Moses’ Migration: a link with Letterkenny

may-final-copy

Diamond Wedding: till death do us part.

One year on, the challenge is complete.  The monthly quilt titles vary from “GRADUATE GRANDPARENTS: Emancipation and Education”, featuring an alphabet sampler using the periodic table, to “A DIAMOND WEDDING: Till Death us do Part”, featuring large scale seventeenth century boxers and “BORN TO CHARLES WALLS: So Many Children”, in the style of a traditional birth sampler but on an historic family fabric, the one surviving sixty year old first size towelling nappy!  I was able to use contemporary versions of eighteenth and nineteenth century British Isles and world maps to illustrate past economic migration and current globalisation as it has affected my family.  A pattern sampler format gave me scope to explore plaited stitches as a link to straw plaiting forebears.  Other sampler genres such as house and garden, darning, memorial, moral and technique based ones provided plenty more scope to visually document family history.

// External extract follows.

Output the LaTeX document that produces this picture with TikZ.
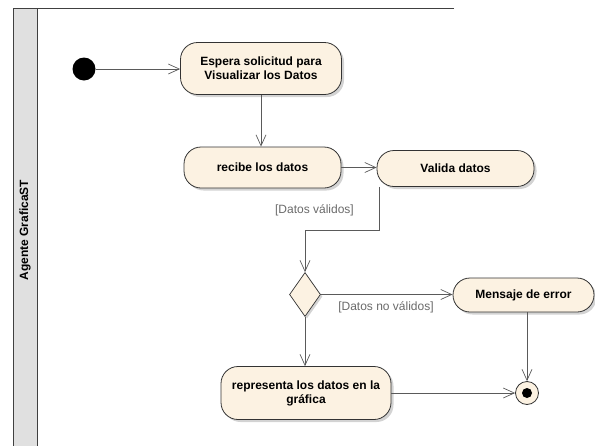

In addition to the designing and stitching, it has been enormous fun both to explore the historical facts and their social context.  I have recorded everything on the computor to be digitally saved for the future, as textiles, like us, are only transient!  By way of hard copies, I have presented the text, together with the quilt images, in a square book format so I can provide plenty for my future descendents to inherit without dispute.

I will bring a copy of the book to the AGM for members to have a look at.